But where was this island and who was the king? In all probability it was, as is to be expected, Horik in Zealand whom Ghazâl visited, but the account of the itinerary does not by any means establish this as certain, and there remains the chance that the Emir's ambassador did not go to Denmark at all, but to Ireland. In that event his mission would have been to the court of the great viking chieftain Turgeis (p. 276), who had won for himself enormous power in Ireland and who was drowned in 845, the year after the Spanish expedition. This view is to a small extent supported by the circumstance that the name Noud would just pass as a version of Aud (Auðr), the name of the wife of Turgeis, whereas the name of Horik's wife is not known from the northern sources. But this is flimsy evidence, and it seems on the whole most likely, on the grounds of the geographical description of the lands of the majus, with their territory on the adjacent mainland (Scania), that Ghazâl was sent to the Danish court.

http://www.northvegr.org/secondary%20sources/germanic%20studies/a%20history%20of%20the%20vikings/045.html

====

"Queen Noud".... That would become something like "Regin(a) Noud" or "Reina Noud". That would fit even if 'regina' is Germanic, or Latin. I wonder what language a Spanish Moor would have used to talk with these Danes/Vikings.

"Reina Noud".. Reinout >> Reintja??

Yeah, you see, Puzzler is not here, and someone must fill in her role, right?

:rofl:

++++++++++

EDIT:

With the "Horik" from my quotes we have a link to Knul's "Gottrik" :

Horik I (died 854) reigned as sole King of Denmark from 827 to his violent death in 854. His reign was marked by Danish raids on the Franco-German empire of Louis the Pious, son and successor of Charlemagne.

Horik's father was King Gudfred, known for his successful raids and wars against Charlemagne's Frankish empire and against the Abodrites. In 810, Godfred was assassinated by one of his retinue, and his nephew and successor Hemming made peace with Charlemagne.
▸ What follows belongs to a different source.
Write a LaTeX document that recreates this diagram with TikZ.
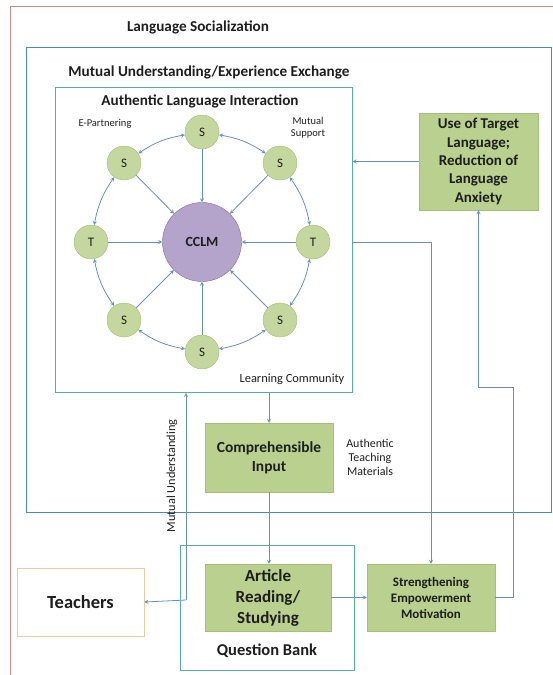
\documentclass[tikz,border=0pt]{standalone}
\usepackage{fontspec}
\setmainfont{Carlito}
\usepackage{tikz}
\usetikzlibrary{arrows,calc,positioning,shapes}
\definecolor{linkblue}{RGB}{104,142,196}
\definecolor{ringfill}{RGB}{196,215,158}
\definecolor{ringline}{RGB}{160,190,105}
\definecolor{boxfill}{RGB}{186,208,142}
\definecolor{boxline}{RGB}{165,192,118}
\definecolor{hubfill}{RGB}{180,163,202}
\definecolor{hubline}{RGB}{130,104,165}
\definecolor{tealframe}{RGB}{88,174,158}
\definecolor{blueframe}{RGB}{72,140,176}
\definecolor{redframe}{RGB}{200,140,140}
\definecolor{tanframe}{RGB}{232,205,160}
\definecolor{inktext}{RGB}{30,30,30}
\tikzset{%
	member/.style  = {draw=ringline, fill=ringfill, circle, minimum size=34pt, inner sep=0pt, font=\fontsize{13}{14}\selectfont},
	hub/.style     = {draw=hubline, fill=hubfill, circle, minimum size=79pt, inner sep=0pt, font=\bfseries\fontsize{14}{15}\selectfont},
	process/.style = {draw=boxline, fill=boxfill, rectangle, inner sep=2pt, text centered, font=\bfseries},
	frame/.style   = {draw, rectangle, line width=0.8pt},
	title/.style   = {font=\bfseries\fontsize{15.2}{17}\selectfont},
	note/.style    = {align=center, font=\fontsize{10.5}{12}\selectfont},
	arrow/.style   = {draw=linkblue, line width=0.8pt, -stealth},
	twoway/.style  = {draw=linkblue, line width=0.8pt, stealth-stealth},
}
\begin{document}
\begin{tikzpicture}[x=1pt,y=-1pt,text=inktext]
		\useasboundingbox (0,0) rectangle (553,675);
		% nested frames
		\draw[redframe, line width=0.8pt] (10,6) rectangle (600,720);
		\draw[frame, blueframe] (26,47) rectangle (551,512);
		\node[frame, tealframe, minimum width=297pt, minimum height=305pt] (lang) at (203.5,240) {};
		\node[frame, tealframe, minimum width=174pt, minimum height=125pt] (bank) at (267,607.5) {};
		\node[title] at (198,27) {Language Socialization};
		\node[title] at (209,72) {Mutual Understanding/Experience Exchange};
		\node[title] at (200,101) {Authentic Language Interaction};
		% ring of members round the hub
		\node[hub] (cclm) at (202,242) {CCLM};
		\node[member] (sn) at (202,132) {S};
		\node[member] (sne) at (280,163) {S};
		\node[member] (te) at (313,242) {T};
		\node[member] (sse) at (280,320) {S};
		\node[member] (ss) at (202,352) {S};
		\node[member] (ssw) at (124,320) {S};
		\node[member] (tw) at (91,242) {T};
		\node[member] (snw) at (124,163) {S};
		\draw[arrow] (sn) -- (cclm);
		\draw[arrow] (sne) -- (cclm);
		\draw[arrow] (te) -- (cclm);
		\draw[arrow] (sse) -- (cclm);
		\draw[arrow] (ss) -- (cclm);
		\draw[arrow] (ssw) -- (cclm);
		\draw[arrow] (tw) -- (cclm);
		\draw[arrow] (snw) -- (cclm);
		\draw[twoway] (sn) to[bend left=12] (sne);
		\draw[twoway] (sne) to[bend left=12] (te);
		\draw[twoway] (te) to[bend left=12] (sse);
		\draw[twoway] (sse) to[bend left=12] (ss);
		\draw[twoway] (ss) to[bend left=12] (ssw);
		\draw[twoway] (ssw) to[bend left=12] (tw);
		\draw[twoway] (tw) to[bend left=12] (snw);
		\draw[twoway] (snw) to[bend left=12] (sn);
		\node[note] at (105,124) {E-Partnering};
		\node[note] at (308,128) {Mutual\\Support};
		\node[note, font=\fontsize{12.4}{14}\selectfont] at (292,379) {Learning Community};
		% boxes outside the ring
		\node[process, minimum width=119pt, minimum height=97pt, align=center, font=\bfseries\fontsize{15}{18.3}\selectfont] (target) at (478.5,161.5) {Use of Target\\Language;\\Reduction of\\Language\\Anxiety};
		\node[process, minimum width=128pt, minimum height=69pt, align=center, font=\bfseries\fontsize{15.4}{19}\selectfont] (input) at (269,457.5) {Comprehensible\\Input};
		\node[note, font=\fontsize{12}{14}\selectfont] at (370,457) {Authentic\\Teaching\\Materials};
		\node[process, minimum width=126pt, minimum height=67pt, align=center, font=\bfseries\fontsize{17}{21}\selectfont] (article) at (268,597.5) {Article\\Reading/\\Studying};
		\node[process, minimum width=128pt, minimum height=67pt, align=center, font=\bfseries\fontsize{13}{16}\selectfont] (strength) at (431,597.5) {Strengthening\\Empowerment\\Motivation};
		\node[title, font=\bfseries\fontsize{16.5}{18}\selectfont] at (267,651) {Question Bank};
		\node[frame, draw=tanframe, line width=0.6pt, minimum width=127pt, minimum height=68pt, font=\bfseries\fontsize{18.5}{20}\selectfont] (teach) at (80.5,602) {Teachers};
		% connectors
		\draw[arrow] (target.west) -- (target.west -| lang.east);
		\draw[arrow] (lang.south -| input.north) -- (input.north);
		\draw[arrow] (input.south) -- (input.south |- article.north);
		\draw[arrow] (article.east) -- (strength.west);
		\draw[arrow] (lang.east |- te) -| (strength.north);
		\coordinate (back) at (513,387);
		\draw[arrow] (strength.east) -| (back) -| (target.south);
		\coordinate (join) at (186,600);
		\draw[arrow] (join) -- (join |- lang.south);
		\draw[arrow] (join) -- (teach.east);
		\node[note, rotate=90, font=\fontsize{12.3}{14}\selectfont] at (172,476) {Mutual Understanding};
		\end{tikzpicture}
\end{document}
http://en.wikipedia.org/wiki/Horik_I

Horik I (ook: Hárekr, Erik de Oude)

(Horik I - also Hárekr, Erik the Old)

http://nl.wikipedia.org/wiki/Horik_I

King Gudfred (ruled from 804 or earlier until 810) was a Danish king during the Viking era. Gudfred was the younger son of King Sigfred. Alternate spelling include Godfred, Göttrick (German), Gøtrik (Danish), Gudrød (Danish), and Godofredus (Latin).

King Gudfred appeared in present day Holstein with a navy in 804 AD where diplomacy took place with the Franks.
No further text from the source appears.